Nvidia-Backed SandboxAQ Generates Synthetic Data to Accelerate Drug Discovery

Artificial intelligence startup SandboxAQ, spun out of Alphabet’s Google and backed by Nvidia, unveiled a large synthetic dataset designed to speed up drug discovery by improving predictions of how drugs bind to proteins. This crucial step helps scientists determine whether a drug candidate will effectively target biological processes involved in diseases.

Although the dataset is rooted in real-world experimental science, SandboxAQ created it computationally using Nvidia’s powerful chips rather than through lab experiments. By combining traditional scientific computing with advanced AI, the startup generated approximately 5.2 million new three-dimensional molecular structures that have not been observed naturally but are scientifically plausible based on existing data.

This synthetic data is being released publicly to train AI models capable of rapidly and accurately predicting drug-protein interactions, a process that would otherwise take far longer to compute manually—even on the fastest computers.

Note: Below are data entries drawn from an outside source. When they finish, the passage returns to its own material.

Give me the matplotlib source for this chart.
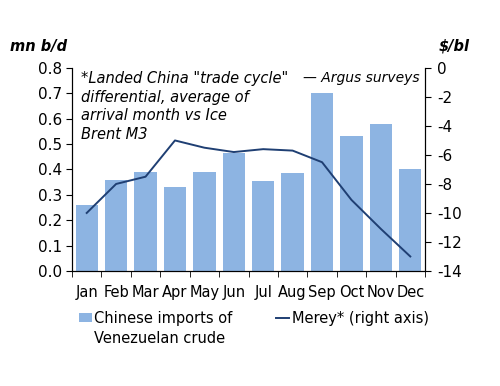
import matplotlib.pyplot as plt
import numpy as np

months = ["Jan", "Feb", "Mar", "Apr", "May", "Jun", "Jul", "Aug", "Sep", "Oct", "Nov", "Dec"]
imports = [0.26, 0.36, 0.39, 0.33, 0.39, 0.465, 0.355, 0.385, 0.70, 0.53, 0.58, 0.40]
merey = [-10.0, -8.0, -7.5, -5.0, -5.5, -5.8, -5.6, -5.7, -6.5, -9.1, -11.1, -13.0]

plt.rcParams['font.family'] = ['DejaVu Sans']
fs = 10.5
bar_col = "#8db4e2"
line_col = "#1f3f73"

fig = plt.figure(figsize=(5, 3.86), dpi=100)
ax = fig.add_axes([0.144, 0.298, 0.706, 0.526])
x = np.arange(len(months))
b = ax.bar(x, imports, width=0.76, color=bar_col)
ax.set_xlim(-0.5, 11.5)
ax.set_ylim(0, 0.8)
ax.set_yticks(np.arange(0, 0.81, 0.1))
ax.set_yticklabels([f"{v:.1f}" for v in np.arange(0, 0.81, 0.1)], fontsize=11)
ax.set_xticks(x)
ax.set_xticklabels(months, fontsize=fs)
ax.set_xticks(np.arange(-0.5, 12, 1), minor=True)
ax.tick_params(axis='x', which='major', length=0, pad=10)
ax.tick_params(axis='x', which='minor', length=4, direction='out')
ax.tick_params(axis='y', length=4, direction='out', pad=3)
ax.spines['top'].set_visible(False)

ax2 = ax.twinx()
ln, = ax2.plot(x, merey, color=line_col, lw=1.4)
ax2.set_ylim(-14, 0)
ax2.set_yticks(range(-14, 1, 2))
ax2.set_yticklabels([str(v) for v in range(-14, 1, 2)], fontsize=11)
ax2.tick_params(axis='y', length=4, direction='out', pad=5)
ax2.spines['top'].set_visible(False)

fig.text(0.02, 0.868, "mn b/d", fontsize=fs, fontweight='bold', style='italic')
fig.text(0.878, 0.868, "$/bl", fontsize=fs, fontweight='bold', style='italic')
ax.text(0.025, 0.985, '*Landed China "trade cycle"\ndifferential, average of\narrival month vs Ice\nBrent M3',
        transform=ax.transAxes, fontsize=fs, style='italic', va='top', ha='left', linespacing=1.3)
ax.text(0.985, 0.985, "— Argus surveys", transform=ax.transAxes, fontsize=10, style='italic',
        va='top', ha='right')

leg = fig.legend([b, ln], ["Chinese imports of", "Merey* (right axis)"],
                 loc='upper left', bbox_to_anchor=(0.158, 0.195), ncol=2, frameon=False,
                 fontsize=fs, handlelength=0.9, handleheight=0.55, handletextpad=0.15,
                 columnspacing=3.0, borderaxespad=0, borderpad=0)

fig.canvas.draw()
bb = leg.get_texts()[0].get_window_extent()
x0, y0 = fig.transFigure.inverted().transform((bb.x0, bb.y0))
fig.text(x0, y0 - 0.052, "Venezuelan crude", fontsize=fs, va='bottom', ha='left')

fig.savefig("out.png", dpi=100)
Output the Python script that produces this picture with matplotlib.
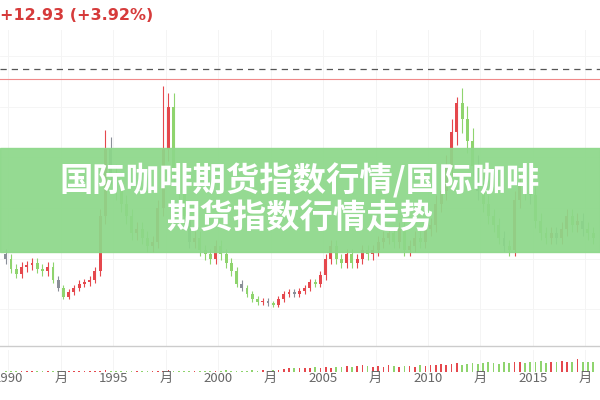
import numpy as np
import matplotlib.pyplot as plt
from matplotlib.patches import Rectangle

plt.rcParams['font.family'] = ['Noto Sans CJK SC', 'DejaVu Sans']

# quarterly closes, US cents/lb, starting 1989 Q4
closes = [100,
          88, 82, 90, 92, 95, 88, 85, 90, 75, 65, 55, 60, 65, 70, 72, 75,
          85, 150, 230, 200, 180, 165, 150, 130, 135, 125, 115, 120,
          160, 230, 280, 200, 180, 150, 120, 125, 110, 105, 100, 115,
          105, 95, 85, 70, 65, 58, 52, 48, 50, 47, 45, 52, 58, 60, 58, 62,
          65, 72, 70, 80, 100, 115, 100, 95, 105, 95, 100, 110,
          105, 110, 120, 125, 130, 120, 135, 110, 115, 125, 120, 135,
          140, 165, 180, 210, 250, 285, 265, 240, 210, 180, 165, 150,
          140, 125, 115, 110, 170, 190, 180, 175, 145, 130, 125, 130,
          125, 135, 150, 140, 145, 135, 130, 125]
# the three big spikes (quarter index, high)
spike_highs = [(19, 253), (30, 305), (86, 292)]
volumes = [1,
           1, 1, 1, 1,  1, 1, 1, 1,  1, 1, 1, 2,  1, 1, 2, 2,
           2, 2, 3, 2,  2, 2, 2, 2,  2, 1, 2, 2,  2, 2, 3, 2,
           2, 2, 2, 2,  2, 2, 2, 2,  2, 3, 2, 2,  2, 2, 3, 2,
           3, 2, 3, 3,  4, 5, 6, 5,  5, 6, 7, 6,  7, 6, 7, 7,
           8, 7, 8, 9,  8, 7, 8, 7,  9, 8, 7, 8,  8, 7, 9, 8,
           9, 10, 11, 10,  11, 12, 10, 11,  12, 11, 12, 13,  12, 11, 13, 12,
           14, 13, 12, 14,  13, 15, 12, 14,  13, 15, 14, 13,  18, 14, 13, 14]
year_labels = ['1990', '月', '1995', '月', '2000', '月', '2005', '月', '2010', '月', '2015', '月']
year_pos = [1990, 1992.5, 1995, 1997.5, 2000, 2002.5, 2005, 2007.5, 2010, 2012.5, 2015, 2017.5]

red, green, gray = '#e5484d', '#8fd46e', '#8a8f98'

fig = plt.figure(figsize=(6, 4), dpi=100)
ax = fig.add_axes([0, 0.135, 1, 0.79])
vax = fig.add_axes([0, 0.07, 1, 0.055])

x = 1989.75 + 0.125 + 0.25 * np.arange(len(closes))
for i in range(len(closes)):
    o = closes[i - 1] if i > 0 else closes[0] * 1.05
    c = closes[i]
    col = red if c >= o else (gray if i % 5 == 0 else green)
    hi = max(o, c) * 1.06
    lo = min(o, c) * 0.94
    for j, h in spike_highs:
        if j == i:
            hi = h
    ax.vlines(x[i], lo, hi, color=col, lw=0.8)
    ax.bar(x[i], max(abs(c - o), 1), bottom=min(o, c), width=0.14, color=col)
    vax.bar(x[i], volumes[i], width=0.08, color=red if c >= o else green)

ax.set_xlim(1989.6, 2018.2)
ax.set_ylim(-3.6, 371)
vax.set_xlim(1989.6, 2018.2)
vax.set_ylim(0, 30)
for a in (ax, vax):
    a.axis('off')
    for p in year_pos:
        a.axvline(p, color='#f2f2f2', lw=0.6, zorder=0)
for yy in np.arange(40, 360, 60):
    ax.axhline(yy, color='#f4f4f4', lw=0.6, zorder=0)

ax.axhline(325, color='#555555', lw=0.9, ls=(0, (5, 4)))
ax.axhline(313, color='#f08a8a', lw=0.8)
fig.add_artist(plt.Line2D([0, 1], [0.135, 0.135], color='#cccccc', lw=1))

for p, lab in zip(year_pos, year_labels):
    fig.text((p - 1989.6) / (2018.2 - 1989.6), 0.055, lab, ha='center', va='center',
             fontsize=9.5, color='#666666')

fig.text(0.0, 0.962, '+12.93 (+3.92%)', ha='left', va='center', fontsize=11.5,
         color='#d63b3b', fontweight='bold', family=['DejaVu Sans'])

fig.add_artist(Rectangle((0, 0.37), 1, 0.26, transform=fig.transFigure,
                         color='#8dd88a', alpha=0.93, zorder=5))
fig.text(0.5, 0.548, '国际咖啡期货指数行情/国际咖啡', ha='center', va='center',
         fontsize=24, color='white', fontweight='bold', zorder=6)
fig.text(0.5, 0.453, '期货指数行情走势', ha='center', va='center',
         fontsize=24, color='white', fontweight='bold', zorder=6)

fig.savefig('out.png')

SandboxAQ plans to monetize its own AI models developed using this data, offering a faster, cost-effective alternative to lab experiments.

Nadia Harhen, SandboxAQ’s general manager of AI simulation, explained the breakthrough: “This is a long-standing problem in biology that the industry has been trying to solve. Our synthetic data is tagged with ground-truth experimental results, enabling models trained on this data to achieve unprecedented accuracy.”

The approach represents a promising intersection of scientific computation and AI, potentially accelerating the development of new medicines and improving outcomes in pharmaceutical research.